Evaluating generalizability of a deep learning model for the instantaneous conditional dissipation rate profiles in multi-modal turbulent combustion

More accurate and computationally efficient models applicable to multi-modal turbulent combustion are critical to expedite the development of improved energy conversion devices. Manifold-based modeling approaches offer computational efficiency by projecting the high-dimensional thermochemical state onto a low-dimensional manifold. Traditionally, a single manifold coordinate is chosen, limiting model applicability to a single ‘mode’ of combustion. This limitation may be overcome by projecting onto both a mixture fraction and a generalized progress variable, resulting in a multi-modal manifold model with additional unclosed dissipation rates that appear as parameters in the manifold equations.
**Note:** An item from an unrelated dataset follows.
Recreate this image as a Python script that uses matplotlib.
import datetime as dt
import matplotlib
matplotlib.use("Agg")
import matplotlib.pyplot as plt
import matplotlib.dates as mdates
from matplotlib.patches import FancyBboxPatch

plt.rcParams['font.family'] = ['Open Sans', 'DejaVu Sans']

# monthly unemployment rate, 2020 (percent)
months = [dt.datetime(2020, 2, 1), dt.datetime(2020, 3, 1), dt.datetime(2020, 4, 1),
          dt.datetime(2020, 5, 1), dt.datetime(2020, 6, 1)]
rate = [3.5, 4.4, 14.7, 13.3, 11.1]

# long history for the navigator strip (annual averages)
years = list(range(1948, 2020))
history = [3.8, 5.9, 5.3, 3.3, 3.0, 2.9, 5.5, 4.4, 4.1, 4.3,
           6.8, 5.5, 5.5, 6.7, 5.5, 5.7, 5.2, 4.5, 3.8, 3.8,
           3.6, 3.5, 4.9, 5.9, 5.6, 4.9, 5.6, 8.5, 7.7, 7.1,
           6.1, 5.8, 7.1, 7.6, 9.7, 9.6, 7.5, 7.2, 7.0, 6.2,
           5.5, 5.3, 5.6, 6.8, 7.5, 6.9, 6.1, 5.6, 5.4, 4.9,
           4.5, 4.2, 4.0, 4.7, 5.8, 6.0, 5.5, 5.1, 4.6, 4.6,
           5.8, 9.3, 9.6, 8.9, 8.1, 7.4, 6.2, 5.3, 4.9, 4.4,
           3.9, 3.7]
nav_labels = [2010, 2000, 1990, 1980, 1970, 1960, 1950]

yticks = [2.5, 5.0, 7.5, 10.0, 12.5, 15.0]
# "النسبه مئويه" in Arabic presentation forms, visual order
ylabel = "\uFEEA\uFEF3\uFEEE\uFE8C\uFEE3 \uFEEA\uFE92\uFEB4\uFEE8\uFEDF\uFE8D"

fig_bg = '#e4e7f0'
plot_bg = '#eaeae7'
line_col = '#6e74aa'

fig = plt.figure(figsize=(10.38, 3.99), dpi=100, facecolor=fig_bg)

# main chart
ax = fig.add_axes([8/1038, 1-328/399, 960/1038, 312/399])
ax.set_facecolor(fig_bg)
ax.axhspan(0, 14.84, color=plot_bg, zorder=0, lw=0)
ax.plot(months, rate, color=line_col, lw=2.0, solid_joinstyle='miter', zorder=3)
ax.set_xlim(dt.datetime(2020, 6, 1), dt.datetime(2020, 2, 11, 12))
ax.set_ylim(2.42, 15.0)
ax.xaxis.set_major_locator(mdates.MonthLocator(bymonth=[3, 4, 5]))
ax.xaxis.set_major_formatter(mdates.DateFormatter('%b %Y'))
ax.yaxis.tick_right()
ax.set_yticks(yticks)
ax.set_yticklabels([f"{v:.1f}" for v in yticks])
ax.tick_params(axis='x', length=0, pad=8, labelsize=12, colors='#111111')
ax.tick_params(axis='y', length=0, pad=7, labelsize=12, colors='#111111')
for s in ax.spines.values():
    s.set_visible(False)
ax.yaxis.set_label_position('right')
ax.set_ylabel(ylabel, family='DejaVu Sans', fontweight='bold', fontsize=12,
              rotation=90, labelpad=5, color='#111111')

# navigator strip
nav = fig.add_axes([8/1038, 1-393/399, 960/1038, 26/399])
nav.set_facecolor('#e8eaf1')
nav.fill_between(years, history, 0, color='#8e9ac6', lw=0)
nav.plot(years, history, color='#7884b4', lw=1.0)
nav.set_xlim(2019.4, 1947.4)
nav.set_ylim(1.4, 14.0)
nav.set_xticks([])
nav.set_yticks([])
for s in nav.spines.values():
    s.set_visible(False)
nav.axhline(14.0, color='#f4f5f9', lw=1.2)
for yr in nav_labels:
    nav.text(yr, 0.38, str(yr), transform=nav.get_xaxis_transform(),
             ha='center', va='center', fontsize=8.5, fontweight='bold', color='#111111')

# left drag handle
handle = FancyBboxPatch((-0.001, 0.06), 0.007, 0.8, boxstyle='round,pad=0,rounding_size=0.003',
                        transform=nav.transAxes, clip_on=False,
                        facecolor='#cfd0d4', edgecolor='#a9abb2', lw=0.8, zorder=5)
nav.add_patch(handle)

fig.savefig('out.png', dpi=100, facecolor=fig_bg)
Previous work sought to model the instantaneous spatiotemporal variation of these unclosed dissipation rate profiles with a deep neural network (DNN), leveraging Direct Numerical Simulation (DNS) data of an auto-igniting n-dodecane jet flame for training. This work builds upon previous efforts, extending the training data to include multiple time snapshots that exhibit early-stage ignition as well as premixed and nonpremixed behavior. The generalizability of the trained DNN model is evaluated a priori through testing with a separate DNS database of a gas turbine combustor simulation exhibiting localized regions of extinction/re-ignition and flame stratification due to back-support provided from recirculation of hot product gases.